Dissertationsprojekt Constanze Metzger
Deutungsdimensionen der Dido-Figur im lateinischen Mittelalter
Fach: Lateinische Philologie des Mittelalters
Betreuerinnen: Prof. Dr. Claudia Wiener (LMU), Prof. Dr. Katja Weidner (Universität Wien)

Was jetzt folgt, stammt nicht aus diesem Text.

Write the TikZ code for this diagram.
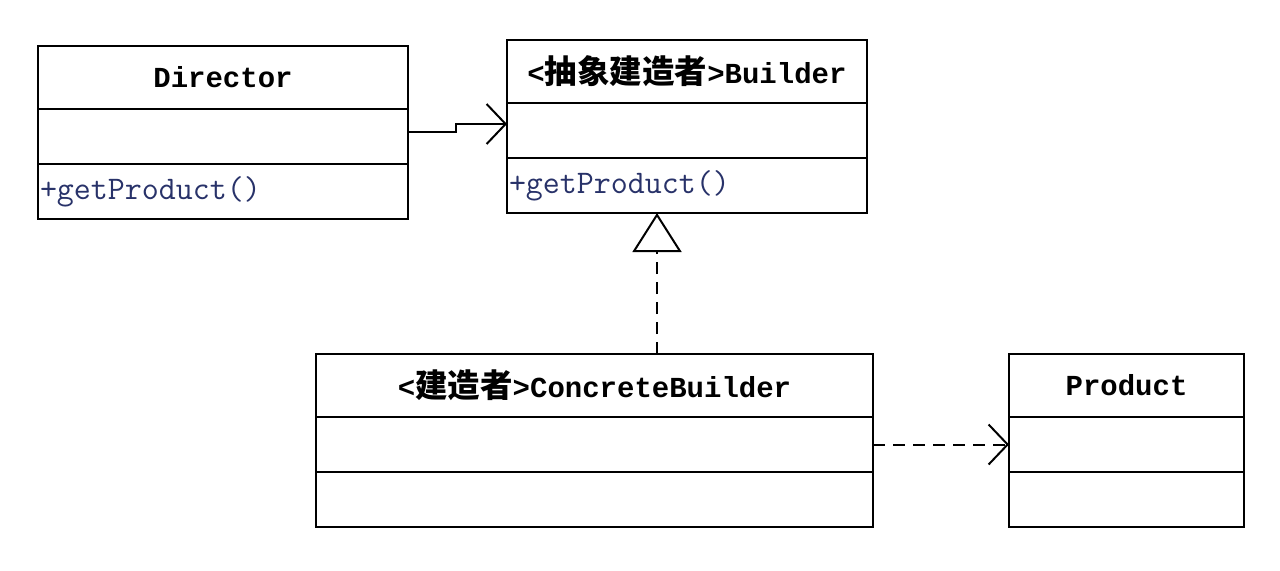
\documentclass[tikz,border=0pt]{standalone}
\usepackage{fontspec}
\newfontfamily\clsfont{Liberation Mono}
\newfontfamily\cjk[Scale=1.12]{Noto Sans CJK SC}
\usetikzlibrary{arrows.meta,positioning}
\definecolor{opblue}{RGB}{40,50,105}

\begin{document}
\begin{tikzpicture}[
  cls/.style={draw, line width=1.2pt, outer sep=0pt, inner sep=0pt, minimum width=#1},
  ttl/.style={cls=#1, minimum height=31.5pt, font=\clsfont\bfseries\fontsize{14.5pt}{17pt}\selectfont},
  att/.style={cls=#1, minimum height=27.5pt},
  mth/.style={cls=#1, minimum height=27.5pt, inner xsep=1pt, text width={#1-2pt}, align=left,
    text=opblue, font=\ttfamily\fontsize{16.5pt}{19pt}\selectfont},
  lnk/.style={line width=1pt},
  dep/.style={lnk, dash pattern=on 6pt off 4pt},
  open/.style={-{Straight Barb[length=9.5pt,width=20pt]}}
]
\useasboundingbox (0,0) rectangle (640pt,-285pt);

\node[ttl=185pt, anchor=north west] (dir-t) at (19pt,-23pt) {Director};
\node[att=185pt, below=0pt of dir-t] (dir-a) {};
\node[mth=185pt, below=0pt of dir-a] (dir-m) {+getProduct()};

\node[ttl=180pt, anchor=north west] (bld-t) at (253.5pt,-20pt) {<{\cjk 抽象建造者}>Builder};
\node[att=180pt, below=0pt of bld-t] (bld-a) {};
\node[mth=180pt, below=0pt of bld-a] (bld-m) {+getProduct()};

\node[ttl=278.5pt, anchor=north west] (cb-t) at (158pt,-177pt) {<{\cjk 建造者}>ConcreteBuilder};
\node[att=278.5pt, below=0pt of cb-t] (cb-a) {};
\node[att=278.5pt, below=0pt of cb-a] (cb-m) {};

\node[ttl=117.5pt, anchor=north west] (pr-t) at (504.5pt,-177pt) {Product};
\node[att=117.5pt, below=0pt of pr-t] (pr-a) {};
\node[att=117.5pt, below=0pt of pr-a] (pr-m) {};

\coordinate (imp) at ([xshift=75pt]bld-m.south west);

\draw[lnk, open] ([yshift=2.25pt]dir-a.east) -- ++(24pt,0) |- ([yshift=3.25pt]bld-a.west);
\draw[dep, -{Triangle[open,length=19.5pt,width=24.5pt]}] (cb-t.north -| imp) -- (imp);
\draw[dep, open] (cb-a.east) -- (cb-a.east -| pr-a.west);
\end{tikzpicture}
\end{document}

Das lateinische Mittelalter kennt zwei Ausprägungen der Dido-Figur: Die eine ist die, die bei Vergil zu lesen ist (Aen. 4): Als Aeneas sie verlässt, um Rom zu gründen, schwört sie ihm in rasender Leidenschaft Rache und nimmt sich das Leben. Die rasende Dido wird im Mittelalter breit rezipiert: in einer Vielzahl von lateinischen Bearbeitungen des Trojastoffs (u.a. Carmina Burana 98 ̶ 100, Ylias des Simon Aurea Capra), Kommentare zum Schultext Aeneis (Fulgentius, (Ps.) Bernardus Silvestris) und volkssprachlichen Adaptionen wie den Eneasromanen. Daneben gibt es noch eine andere, die keusche Dido. Sie ist seit dem späten zweiten Jahrhundert zu finden, wo sie in explizit christlichen Texten zum Sinnbild der Enthaltsamkeit stilisiert wird (insb. bei Tertullian und Hieronymus, im Mittelalter etwa im Speculum virginum). Nach der Gründung Karthagos nimmt sie sich lieber durch Selbstverbrennung das Leben als ein zweites Mal zu heiraten, um so ihrem ersten, bereits verstorbenen Gatten nicht ‚untreu‘ zu werden. Diese ‚andere‘ Dido rekurriert dabei auf die als historisch verstandene Version vor Vergils Aeneis. Diese beiden kontrastiven Rezeptionsstränge der Dido-Figur laufen seit der Spätantike das lateinische Mittelalter hindurch parallel aber weitestgehend distinkt nebeneinander her, weshalb man von einer Dopplung der Dido-Figur sprechen kann. Das Dissertationsprojekt setzt sich zum Ziel, die Deutungsdimensionen und Facetten der Dido-Rezeption anhand eines umfassenden Corpus lateinischer Texte aus dem 2. bis 14. Jahrhundert nachzuvollziehen und ein vollständiges literatur- und kulturwissenschaftliches Bild der Figur für die lateinische Tradition bis in das späte Mittelalter zu entwerfen. Dabei soll ebenfalls untersucht werden, inwiefern die beiden Rezeptionsstränge bisweilen interferieren, metadiskursiv aufeinander Bezug nehmen und sich bei den Rezipierenden ein Bewusstsein für die Dopplung dieser Figur feststellen lässt. Über dem Projekt steht des Weiteren die allgemeine Frage, wie philologische Praktiken der Spätantike und des Mittelalters an antiken Texten (z.B. (allegorische) Kommentare, Accessus, Argumenta, Glossierungen in Manuskripten) deren weitere Rezeption voraussetzen, diachron beeinflussen, und speziell im Kontext der mittellateinischen Dido das Verständnis dieser Figur prägen.